La jeunesse est idéaliste de sa nature, et, sinon par exception, peu sensible aux biens de la fortune[1]. Cependant un grand nom, un nom héroïque exerce son prestige sur les imaginations. La perspective des bienfaits qu’on peut répandre au moyen de grandes richesses ne s’offre pas sans quelque attrait aux cœurs généreux. Une famille aussi bonne que celle où l’on est née, une maison où règne la concorde, une belle-mère qui est invariablement la perle des belles-mères, enfin le doigt de Dieu visible en tout ceci, et qui, selon l’opinion de tous, a manifestement conduit toutes choses, c’en est assez, c’en est trop pour triompher d’hésitations inconscientes et d’appréhensions vagues qu’on ne saurait ni définir ni même comprendre.

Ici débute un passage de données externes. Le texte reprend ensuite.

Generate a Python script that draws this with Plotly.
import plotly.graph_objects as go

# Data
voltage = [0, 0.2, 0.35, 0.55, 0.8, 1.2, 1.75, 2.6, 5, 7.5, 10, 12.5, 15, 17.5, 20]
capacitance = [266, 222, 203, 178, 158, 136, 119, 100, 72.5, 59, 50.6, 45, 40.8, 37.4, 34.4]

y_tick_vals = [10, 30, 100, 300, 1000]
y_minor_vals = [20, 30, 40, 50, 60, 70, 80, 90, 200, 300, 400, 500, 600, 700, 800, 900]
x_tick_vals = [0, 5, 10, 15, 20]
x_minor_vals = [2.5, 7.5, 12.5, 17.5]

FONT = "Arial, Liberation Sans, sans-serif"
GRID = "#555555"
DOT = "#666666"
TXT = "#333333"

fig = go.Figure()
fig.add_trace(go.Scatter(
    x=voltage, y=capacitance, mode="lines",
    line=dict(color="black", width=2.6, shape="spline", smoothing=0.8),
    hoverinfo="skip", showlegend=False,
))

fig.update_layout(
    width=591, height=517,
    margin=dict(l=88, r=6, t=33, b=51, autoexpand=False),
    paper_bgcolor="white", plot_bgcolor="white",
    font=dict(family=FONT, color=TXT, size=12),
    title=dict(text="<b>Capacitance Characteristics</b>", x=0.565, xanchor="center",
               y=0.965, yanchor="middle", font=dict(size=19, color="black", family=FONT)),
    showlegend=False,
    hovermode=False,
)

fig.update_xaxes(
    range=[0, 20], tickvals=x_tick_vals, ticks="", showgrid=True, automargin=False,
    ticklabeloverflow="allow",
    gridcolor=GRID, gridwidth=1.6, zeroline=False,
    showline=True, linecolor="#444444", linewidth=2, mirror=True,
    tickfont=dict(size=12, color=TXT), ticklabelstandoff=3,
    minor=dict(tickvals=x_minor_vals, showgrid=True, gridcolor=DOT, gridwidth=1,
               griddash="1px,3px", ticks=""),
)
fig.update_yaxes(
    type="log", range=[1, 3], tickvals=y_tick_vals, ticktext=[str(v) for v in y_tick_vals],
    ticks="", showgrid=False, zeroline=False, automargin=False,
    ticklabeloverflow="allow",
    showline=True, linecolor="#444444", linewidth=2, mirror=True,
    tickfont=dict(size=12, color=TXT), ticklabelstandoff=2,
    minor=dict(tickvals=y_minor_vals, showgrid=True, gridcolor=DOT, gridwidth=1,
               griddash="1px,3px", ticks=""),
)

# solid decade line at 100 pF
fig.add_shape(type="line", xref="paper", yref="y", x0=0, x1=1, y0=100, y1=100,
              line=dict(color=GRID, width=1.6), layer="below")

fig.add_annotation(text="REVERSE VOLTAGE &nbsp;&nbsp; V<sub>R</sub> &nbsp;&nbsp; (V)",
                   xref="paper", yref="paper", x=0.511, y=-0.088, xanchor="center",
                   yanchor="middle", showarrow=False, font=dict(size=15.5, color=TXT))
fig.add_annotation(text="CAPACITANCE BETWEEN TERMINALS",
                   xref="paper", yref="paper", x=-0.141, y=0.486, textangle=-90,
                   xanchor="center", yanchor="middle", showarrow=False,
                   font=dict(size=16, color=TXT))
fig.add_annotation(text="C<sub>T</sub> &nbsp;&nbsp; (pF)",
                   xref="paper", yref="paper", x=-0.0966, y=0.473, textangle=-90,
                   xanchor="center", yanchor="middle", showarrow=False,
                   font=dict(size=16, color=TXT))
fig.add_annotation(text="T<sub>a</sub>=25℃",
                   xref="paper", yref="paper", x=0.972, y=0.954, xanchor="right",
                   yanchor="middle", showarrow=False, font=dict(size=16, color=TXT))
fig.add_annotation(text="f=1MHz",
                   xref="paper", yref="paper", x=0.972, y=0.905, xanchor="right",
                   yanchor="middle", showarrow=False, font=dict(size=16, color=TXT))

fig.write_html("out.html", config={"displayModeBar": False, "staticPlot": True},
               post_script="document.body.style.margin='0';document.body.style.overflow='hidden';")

À peine son consentement donné, la jeune fille est étourdie d’un tel concert de félicitations, éblouie de tels présents, ses heures sont à tel point entraînées dans un courant de futilités qui se précipitent, elle devient si entièrement la proie des faiseuses et des marchandes, on lui parle si constamment de dentelles et de diamants, d’équipages, de présentation à la cour et de visites de noce, qu’il n’y a plus pour elle aucun

  1. Ceci fera sourire les jeunes filles d’aujourd’hui. (Note écrite en 1869.)